“It’s all happened before. It will certainly happen again,” David Frum admits over at thedailybeast.com. “And after the recall vote in Colorado on September 10, it seems more certain than ever that nothing will be done to prevent it.” Will be or can be? Interesting . . . Frum goes on to assume that the NRA’s stance on mass shootings—wait until everything settles down before issuing a statement—is the way of the People of the Gun. “Gun enthusiasts say it is inappropriate to talk about gun violence at the time it occurs. Better to wait … and wait … and wait … until time has passed, and the weeping next of kin have vanished from TV, and it’s safe to return to business as usual. The idea of the gun enthusiasts is that the way to show respect for the victims of gun violence is to do everything possible to multiply their number.” Whoa David, that’s a bit extreme. Maybe you should cool off a bit. Still, that particular piece of hyperbole isn’t as bad as the next ‘graph . . .
Yet the gun enthusiasts do have one point on their side: for all the horror of these massacres, they are only a small part of the story of gun violence in America. Most casualties of gun violence will not die at the hands of a mentally disturbed killer seeking random victims. Most gun casualties occur in the course of quarrels and accidents between people who would be described as “law-abiding, responsible gun owners” up until the moment that they lost their temper or left a weapon where a four-year-old could find it and kill himself or his sister.
Well see that’s just wrong. Most gun casualties are suicides. After that, it’s gang bangers. After that, well, statistically, you can round down all other firearms-related deaths to zero, ’cause statistically they’re irrelevant. Painful. Tragic. But in terms of public safety, irrelevant. Firearms-related death—accidental or intentional—doesn’t even make the top 15 causes of death.
What needs doing to curb “gun violence”? Other than ending the War on Drugs and enforcing existing laws against criminal use of a firearm (making sure that persistent offenders are incarcerated early, often and for a long while), nothing. Not a damn thing.
How’s that for not waiting to talk about gun control? But when it comes to gun rights—as in the natural, civil and Constitutionally protected right to keep and bear arms—Frum blows the dust off his collection of anti-gun agit-prop and plays Baby You Can Drive My Car.
As David Hemenway notes in his study Private Guns, Public Health, Americans have experienced similar debates in the recent past. “Cars don’t kill people; bad drivers kill people,” could have been the slogan of the auto industry when it resisted safety regulation in the 1960s. The garment industry could have argued: “Flammable pajamas don’t kill children; careless smokers kill children.” And so on. Every accident has many causes, of course, and public safety progresses by addressing each one. To reduce car fatalities, we both installed seat belts and cracked down on drunk driving. Child deaths by fire have been reduced both because pajamas are safer and because adults smoke less.

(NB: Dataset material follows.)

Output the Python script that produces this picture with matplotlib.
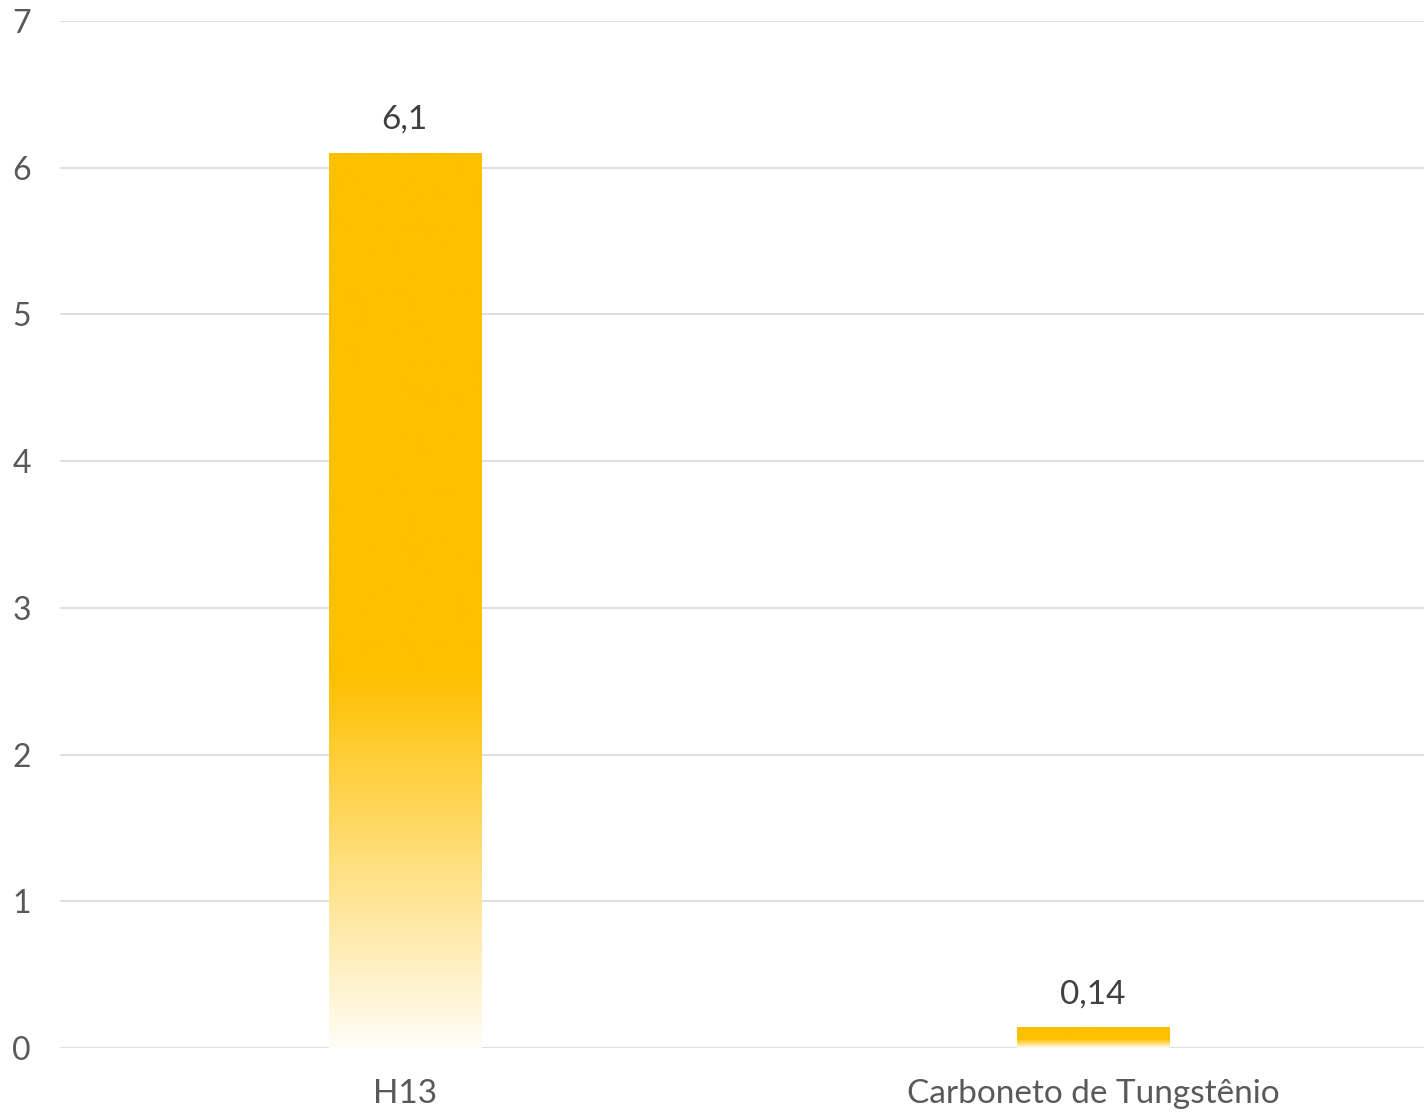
import numpy as np
import matplotlib
matplotlib.use("Agg")
from matplotlib import pyplot as plt

# data
categories = ["H13", "Carboneto de Tungstênio"]
values = [6.1, 0.14]
value_labels = ["6,1", "0,14"]
y_ticks = [0, 1, 2, 3, 4, 5, 6, 7]

plt.rcParams['font.family'] = ['Lato', 'DejaVu Sans']

fig = plt.figure(figsize=(14.24, 11.15), dpi=100)
ax = fig.add_axes([60/1424, 67/1115, 1 - 60/1424, (1048-21)/1115])

x = np.arange(len(categories))
bars = ax.bar(x, values, width=0.221, color='none', edgecolor='none', zorder=3)

# vertical gradient: light at bottom, solid gold from ~43% upward
gold = np.array([255, 192, 0]) / 255.0
white = np.array([1.0, 1.0, 1.0])
f = np.linspace(0, 1, 256)
a = np.clip(0.03 + f / 0.43, 0, 1)
grad = white[None, :] * (1 - a[:, None]) + gold[None, :] * a[:, None]
grad = grad[:, None, :]

for b in bars:
    x0, y0 = b.get_x(), b.get_y()
    w, h = b.get_width(), b.get_height()
    im = ax.imshow(grad, extent=[x0, x0 + w, y0, y0 + h], origin='lower',
                   aspect='auto', zorder=3, interpolation='bilinear')
    im.set_clip_path(b)

for xi, v, lab in zip(x, values, value_labels):
    ax.annotate(lab, (xi, v), xytext=(0, 13), textcoords='offset points',
                ha='center', va='bottom', fontsize=24, color='#404040')

ax.set_xlim(-0.501, 1.481)
ax.set_ylim(0, 7)
ax.set_yticks(y_ticks)
ax.set_yticklabels([str(t) for t in y_ticks])
ax.set_xticks(x)
ax.set_xticklabels(categories)

for t in y_ticks:
    ax.axhline(t, color='#D9D9D9', lw=1.2, zorder=1)

for s in ax.spines.values():
    s.set_visible(False)
ax.tick_params(axis='both', length=0, colors='#595959')
ax.tick_params(axis='y', pad=21, labelsize=23)
ax.tick_params(axis='x', pad=22, labelsize=24)

plt.savefig("out.png", dpi=100)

Likewise, better mental-health provision would contribute to the reduction of gun massacres. But America’s uniquely grisly record of gun death cannot be addressed without addressing guns.
Flammable pajamas. That’s a new one. And a good one. You know, for the gun rights crowd.
Anyway, here’s something about guns we can address about gun control right now: it failed. If some of the workers at the Navy Yard had been armed, one of them could have taken out the shooter before the cops arrived. If not, they sure as Hell would have slowed him down. Maybe even made him choose another target. Am I wrong?